• **Set task**:
Only the lines from the one containing "Rebuild this chart" through the one containing "import plotly.graph_objects as go" should be output, both ends included and exactly as they appear, minus any pictures.

• **Stored rows**:
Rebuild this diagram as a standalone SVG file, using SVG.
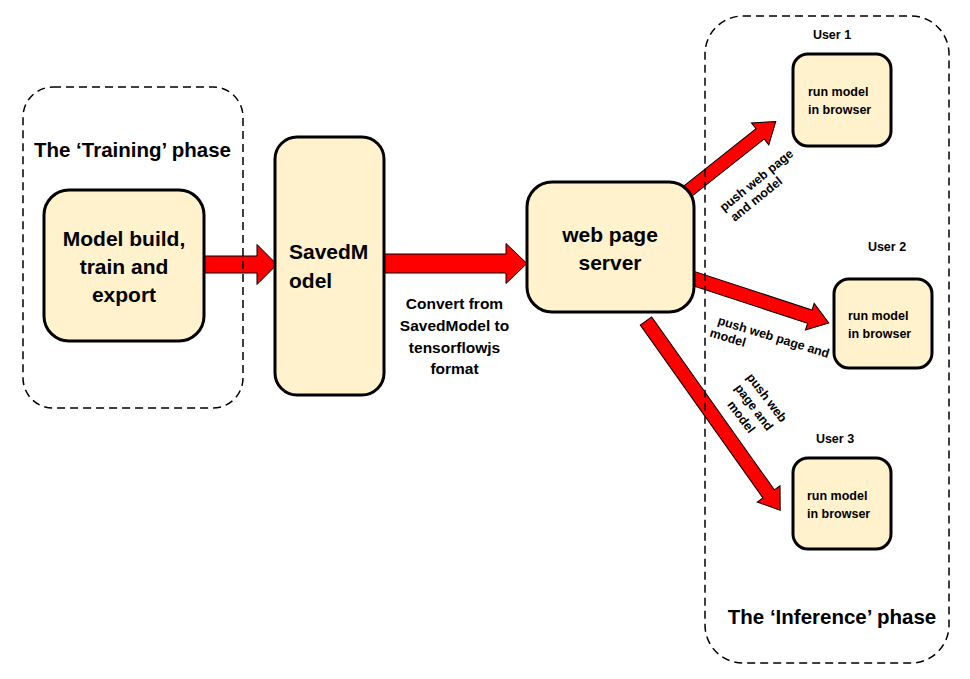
<svg xmlns="http://www.w3.org/2000/svg" width="970" height="679" viewBox="0 0 970 679">
<style>
text{font-family:"Liberation Sans",Arial,sans-serif;font-weight:bold;fill:#000}
.box{fill:#fff2cc;stroke:#000;stroke-width:3}
.cont{fill:none;stroke:#000;stroke-width:1.5;stroke-dasharray:8 5}
.arr{fill:#ff0000;stroke:#000;stroke-width:1}
.big{font-size:21px}
.ph{font-size:20.5px}
.sm{font-size:12.5px}
.mid{font-size:15.5px}
</style>
<rect width="970" height="679" fill="#fff"/>
<g id="connectors">
<polygon class="arr" points="200,256 257,256 257,244.5 277,264.5 257,284.5 257,273 200,273"/>
<polygon class="arr" points="384,254 506,254 506,243.5 527,263.5 506,283.5 506,273 384,273"/>
<polygon class="arr" transform="translate(688,191) rotate(-38.4)" points="0,-6.5 92,-6.5 92,-14 112,0 92,14 92,6.5 0,6.5"/>
<polygon class="arr" transform="translate(692,278) rotate(18.2)" points="0,-7 124,-7 124,-14 144,0 124,14 124,7 0,7"/>
<polygon class="arr" transform="translate(646,321) rotate(54.66)" points="0,-7 212,-7 212,-14 232,0 212,14 212,7 0,7"/>
<text class="mid" text-anchor="middle"><tspan x="454.5" y="309">Convert from</tspan><tspan x="454.5" y="331">SavedModel to</tspan><tspan x="454.5" y="353">tensorflowjs</tspan><tspan x="454.5" y="374">format</tspan></text>
<text class="sm" transform="translate(724,212) rotate(-39)"><tspan x="0" y="0">push web page</tspan><tspan x="2" y="14.5">and model</tspan></text>
<text class="sm" transform="translate(717,324) rotate(17)"><tspan x="0" y="0">push web page and</tspan><tspan x="-4" y="14">model</tspan></text>
<text class="sm" transform="translate(746,377) rotate(53)" text-anchor="middle"><tspan x="29" y="0">push web</tspan><tspan x="29" y="16">page and</tspan><tspan x="29" y="32">model</tspan></text>
</g>
<g id="training-phase">
<rect class="cont" x="23" y="87" width="220" height="321" rx="30"/>
<text class="ph" x="132.5" y="157" text-anchor="middle">The ‘Training’ phase</text>
</g>
<g id="inference-phase">
<rect class="cont" x="705" y="16" width="244" height="647" rx="38"/>
<text class="ph" x="832" y="624" text-anchor="middle">The ‘Inference’ phase</text>
</g>
<g id="model-build">
<rect class="box" x="44" y="190" width="160" height="151" rx="25"/>
<text class="big" text-anchor="middle"><tspan x="124" y="246">Model build,</tspan><tspan x="124" y="274">train and</tspan><tspan x="124" y="302">export</tspan></text>
</g>
<g id="savedmodel">
<rect class="box" x="275" y="137" width="109" height="258" rx="22"/>
<text class="big"><tspan x="289" y="259">SavedM</tspan><tspan x="289" y="288">odel</tspan></text>
</g>
<g id="web-page-server">
<rect class="box" x="527" y="182" width="167" height="130" rx="25"/>
<text class="big" text-anchor="middle"><tspan x="610" y="242">web page</tspan><tspan x="610" y="270">server</tspan></text>
</g>
<g id="user1">
<text class="sm" x="832" y="39" text-anchor="middle">User 1</text>
<rect class="box" x="793" y="54" width="98" height="92" rx="15"/>
<text class="sm"><tspan x="808" y="96">run model</tspan><tspan x="808" y="113.5">in browser</tspan></text>
</g>
<g id="user2">
<text class="sm" x="887" y="251" text-anchor="middle">User 2</text>
<rect class="box" x="834" y="279" width="98" height="89" rx="15"/>
<text class="sm"><tspan x="848" y="320">run model</tspan><tspan x="848" y="337.5">in browser</tspan></text>
</g>
<g id="user3">
<text class="sm" x="835" y="443" text-anchor="middle">User 3</text>
<rect class="box" x="793" y="458" width="98" height="91" rx="15"/>
<text class="sm"><tspan x="807" y="499.5">run model</tspan><tspan x="807" y="517.5">in browser</tspan></text>
</g>
</svg>
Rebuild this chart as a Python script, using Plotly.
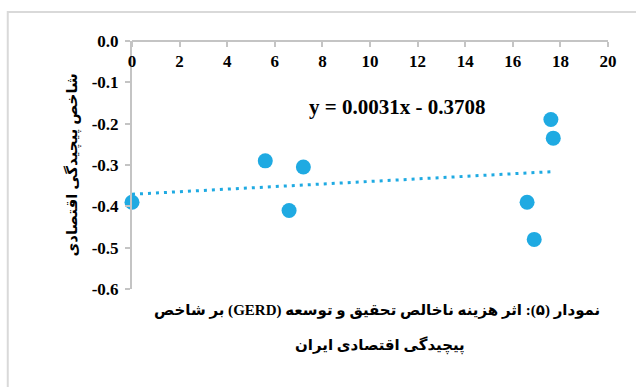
import plotly.graph_objects as go

# Data
gerd = [0.0, 5.6, 7.2, 6.6, 17.6, 17.7, 16.6, 16.9]
eci = [-0.39, -0.29, -0.305, -0.41, -0.19, -0.235, -0.39, -0.48]
slope = 0.0031
intercept = -0.3708
x_ticks = [0, 2, 4, 6, 8, 10, 12, 14, 16, 18, 20]
x_ticktext = ["0", "2", "4", "6", "8", "10", "12", "14", "16", "18", "20"]
y_ticks = [0.0, -0.1, -0.2, -0.3, -0.4, -0.5, -0.6]
y_ticktext = ["0.0", "-0.1", "-0.2", "-0.3", "-0.4", "-0.5", "-0.6"]
equation_text = "y = 0.0031x - 0.3708"
y_title = "شاخص پیچیدگی اقتصادی"
caption_line1 = "نمودار (۵): اثر هزینه ناخالص تحقیق و توسعه (GERD) بر شاخص"
caption_line2 = "پیچیدگی اقتصادی ایران"

BLUE = "#1FAAE2"
GRAY = "#C4C4C4"
SERIF = "Liberation Serif, Times New Roman, serif"
PERSIAN = "Liberation Serif, DejaVu Sans, sans-serif"
RLE, PDF = "\u202B", "\u202C"

trend_x = [min(gerd), max(gerd)]
trend_y = [slope * v + intercept for v in trend_x]

fig = go.Figure()
fig.add_trace(go.Scatter(
    x=trend_x, y=trend_y, mode="lines",
    line=dict(color=BLUE, width=3, dash="3px,5px"),
    hoverinfo="skip", showlegend=False, cliponaxis=False,
))
fig.add_trace(go.Scatter(
    x=gerd, y=eci, mode="markers",
    marker=dict(color=BLUE, size=15, line=dict(width=0)),
    showlegend=False, cliponaxis=False,
))

tickfont = dict(family=SERIF, size=17, color="black")

fig.update_layout(
    width=636, height=387,
    margin=dict(l=132, r=28, t=41, b=98),
    paper_bgcolor="white", plot_bgcolor="white",
    font=dict(family=SERIF, size=16, color="black"),
    xaxis=dict(
        range=[0, 20], side="bottom", anchor="free", position=1,
        tickvals=x_ticks, ticktext=["<b>" + t + "</b>" for t in x_ticktext],
        ticks="outside", ticklen=5, tickcolor=GRAY, tickwidth=2,
        showline=True, linecolor=GRAY, linewidth=2,
        showgrid=False, zeroline=False, tickfont=tickfont,
    ),
    yaxis=dict(
        range=[-0.6, 0.0], tickvals=y_ticks, ticktext=["<b>" + t + "</b>" for t in y_ticktext],
        ticks="outside", ticklen=5, tickcolor=GRAY, tickwidth=2,
        ticklabelstandoff=3,
        showline=True, linecolor=GRAY, linewidth=2,
        showgrid=False, zeroline=False, tickfont=tickfont,
    ),
    shapes=[dict(
        type="rect", xref="paper", yref="paper",
        x0=-0.261, x1=1.07, y0=-0.42, y1=1.117,
        line=dict(color="#D9D9D9", width=2), fillcolor="rgba(0,0,0,0)",
        layer="below",
    )],
    annotations=[
        dict(text="<b>" + equation_text + "</b>", x=11.15, y=-0.16, xref="x", yref="y",
             xanchor="center", yanchor="middle",
             showarrow=False, font=dict(family=SERIF, size=21, color="black")),
        dict(text="<b>" + RLE + y_title + PDF + "</b>", x=-0.127, y=0.5,
             xref="paper", yref="paper", xanchor="center", yanchor="middle",
             textangle=-90, showarrow=False,
             font=dict(family=PERSIAN, size=15, color="black")),
        dict(text="<b>" + RLE + caption_line1 + PDF + "</b>", x=0.515, y=-0.085,
             xref="paper", yref="paper", xanchor="center", yanchor="middle",
             showarrow=False, font=dict(family=PERSIAN, size=15, color="black")),
        dict(text="<b>" + RLE + caption_line2 + PDF + "</b>", x=0.52, y=-0.228,
             xref="paper", yref="paper", xanchor="center", yanchor="middle",
             showarrow=False, font=dict(family=PERSIAN, size=15, color="black")),
    ],
)

fig.write_html("out.html", config={"displayModeBar": False},
               post_script="document.body.style.margin='0';")
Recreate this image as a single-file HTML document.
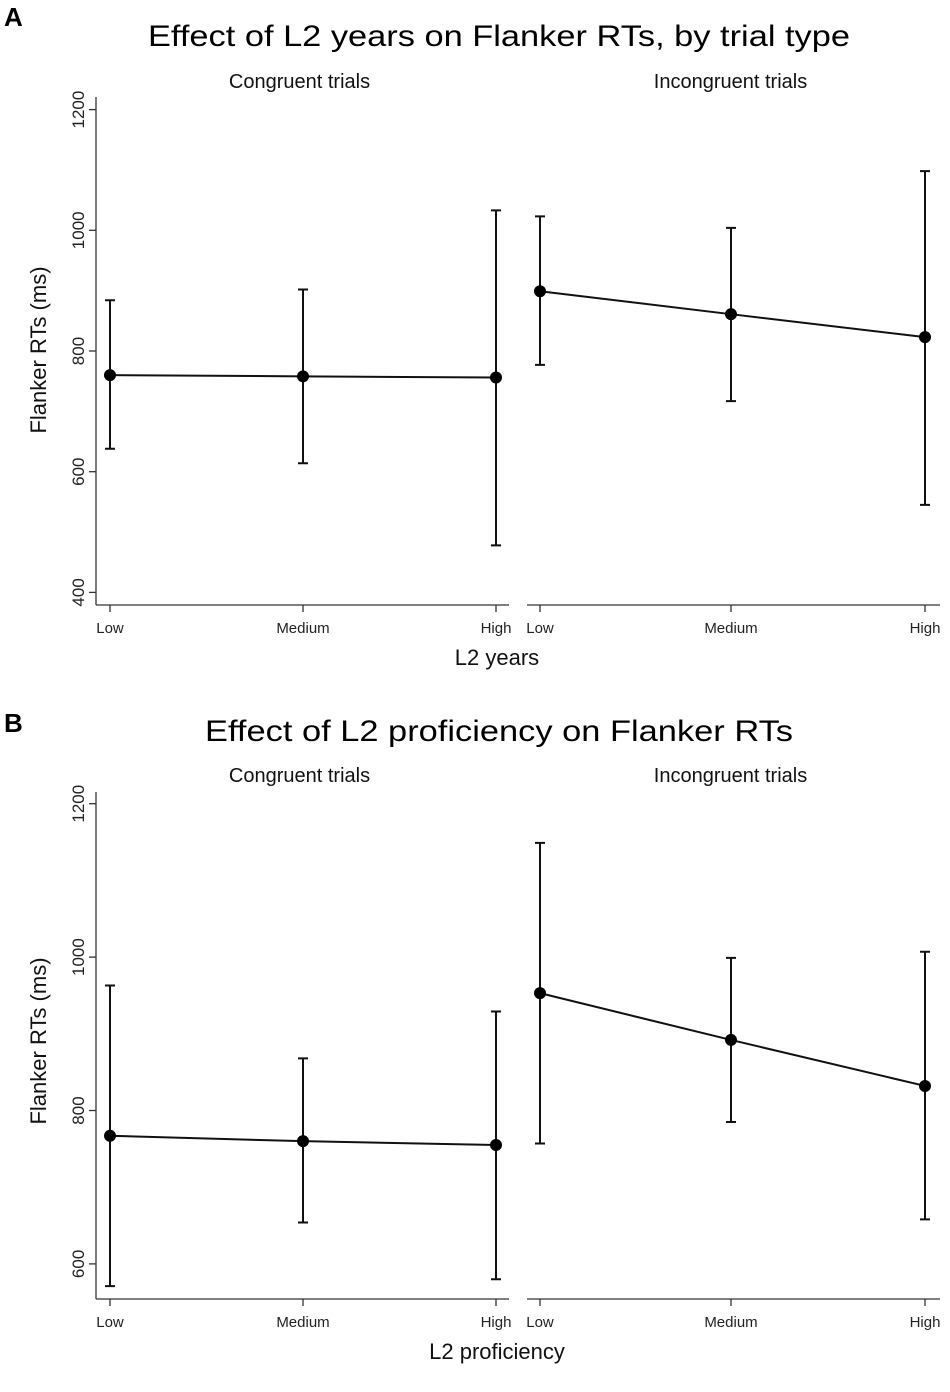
<!DOCTYPE html>
<html><head><meta charset="utf-8"><style>
html,body{margin:0;padding:0;background:#fff}
svg{display:block;font-family:"Liberation Sans",Arial,sans-serif}
</style></head><body>
<svg id="fig" width="950" height="1392" viewBox="0 0 950 1392">
<text x="4" y="26" font-size="26" font-weight="bold">A</text>
<text x="499" y="46" font-size="30" text-anchor="middle" textLength="702" lengthAdjust="spacingAndGlyphs">Effect of L2 years on Flanker RTs, by trial type</text>
<text x="4" y="732" font-size="26" font-weight="bold">B</text>
<text x="499" y="741" font-size="30" text-anchor="middle" textLength="588" lengthAdjust="spacingAndGlyphs">Effect of L2 proficiency on Flanker RTs</text>
<g id="plots"></g>
</svg>
<script>
const categories = ["Low","Medium","High"];
const facets = ["Congruent trials","Incongruent trials"];
// Panel A: L2 years
const aCongMean = [760, 758, 756];
const aCongLo = [638, 614, 478];
const aCongHi = [884, 902, 1033];
const aIncMean = [899, 861, 823];
const aIncLo = [777, 717, 545];
const aIncHi = [1023, 1004, 1098];
const aTicks = [400, 600, 800, 1000, 1200];
// Panel B: L2 proficiency
const bCongMean = [767, 760, 755];
const bCongLo = [571, 654, 580];
const bCongHi = [963, 868, 929];
const bIncMean = [953, 892, 832];
const bIncLo = [757, 785, 658];
const bIncHi = [1149, 999, 1007];
const bTicks = [600, 800, 1000, 1200];

const NS = "http://www.w3.org/2000/svg";
const root = document.getElementById("plots");
function mk(tag, attrs, parent){
  const e = document.createElementNS(NS, tag);
  for (const k in attrs) e.setAttribute(k, attrs[k]);
  (parent||root).appendChild(e);
  return e;
}
const facetX = [[110,303,496],[540,731,925]];
const facetLine = [[96,509],[527,940]];

function panel(id, cfg){
  const g = mk("g", {});
  
  
  const y = v => cfg.y1200 + (1200 - v) / 200 * cfg.per200;
  // y axis
  const ya = mk("line", {x1:96,x2:96,y1:cfg.axTop,y2:cfg.axBot,stroke:"#333","stroke-width":1.3}, g);
  
  
  cfg.ticks.forEach(t => {
    const ty = y(t);
    mk("line",{x1:89,x2:96,y1:ty,y2:ty,stroke:"#333","stroke-width":1.3},g);
    const tl = mk("text",{x:0,y:0,"font-size":17,"text-anchor":"middle",fill:"#222",
      transform:`translate(84,${ty}) rotate(-90)`},g);
    tl.textContent = t;
    
    
  });
  const yt = mk("text",{x:0,y:0,"font-size":22,"text-anchor":"middle",fill:"#111",
    transform:`translate(46,${cfg.yTitleY}) rotate(-90)`},g);
  yt.textContent = "Flanker RTs (ms)";
  
  
  const series = [[cfg.cm,cfg.cl,cfg.ch],[cfg.im,cfg.il,cfg.ih]];
  facets.forEach((f, fi) => {
    const xs = facetX[fi];
    const st = mk("text",{x:(facetLine[fi][0]+facetLine[fi][1])/2 + (fi?-3:-3),y:cfg.subY,"font-size":20,"text-anchor":"middle",fill:"#111"},g);
    st.textContent = f;
    
    
    const xa = mk("line",{x1:facetLine[fi][0],x2:facetLine[fi][1],y1:cfg.axBot,y2:cfg.axBot,stroke:"#333","stroke-width":1.3},g);
    
    
    categories.forEach((c, ci) => {
      mk("line",{x1:xs[ci],x2:xs[ci],y1:cfg.axBot,y2:cfg.axBot+7,stroke:"#333","stroke-width":1.3},g);
      const tl = mk("text",{x:xs[ci],y:cfg.axBot+28,"font-size":15,"text-anchor":"middle",fill:"#222"},g);
      tl.textContent = c;
      
      
    });
    const [m, lo, hi] = series[fi];
    const pts = m.map((v,i)=>xs[i]+","+y(v)).join(" ");
    const pl = mk("polyline",{points:pts,fill:"none",stroke:"#111","stroke-width":2},g);
    
    
    m.forEach((v,i) => {
      const x = xs[i];
      const eb = mk("path",{d:`M${x},${y(lo[i])}V${y(hi[i])}M${x-5},${y(lo[i])}H${x+5}M${x-5},${y(hi[i])}H${x+5}`,stroke:"#111","stroke-width":2,fill:"none"},g);
      
      
      const p = mk("circle",{cx:x,cy:y(v),r:6,fill:"#000"},g);
      
      
    });
  });
  const xt = mk("text",{x:497,y:cfg.axBot+60,"font-size":22,"text-anchor":"middle",fill:"#111"},g);
  xt.textContent = cfg.xTitle;
  
  
}
panel("panel-a",{y1200:109.6,per200:120.7,axTop:97,axBot:605,ticks:aTicks,yTitleY:350,subY:88,
  cm:aCongMean,cl:aCongLo,ch:aCongHi,im:aIncMean,il:aIncLo,ih:aIncHi,xTitle:"L2 years"});
panel("panel-b",{y1200:803.7,per200:153.4,axTop:792,axBot:1299,ticks:bTicks,yTitleY:1041,subY:782,
  cm:bCongMean,cl:bCongLo,ch:bCongHi,im:bIncMean,il:bIncLo,ih:bIncHi,xTitle:"L2 proficiency"});
</script>
</body></html>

• **Reply to the task**:
Rebuild this chart as a Python script, using Plotly.
import plotly.graph_objects as go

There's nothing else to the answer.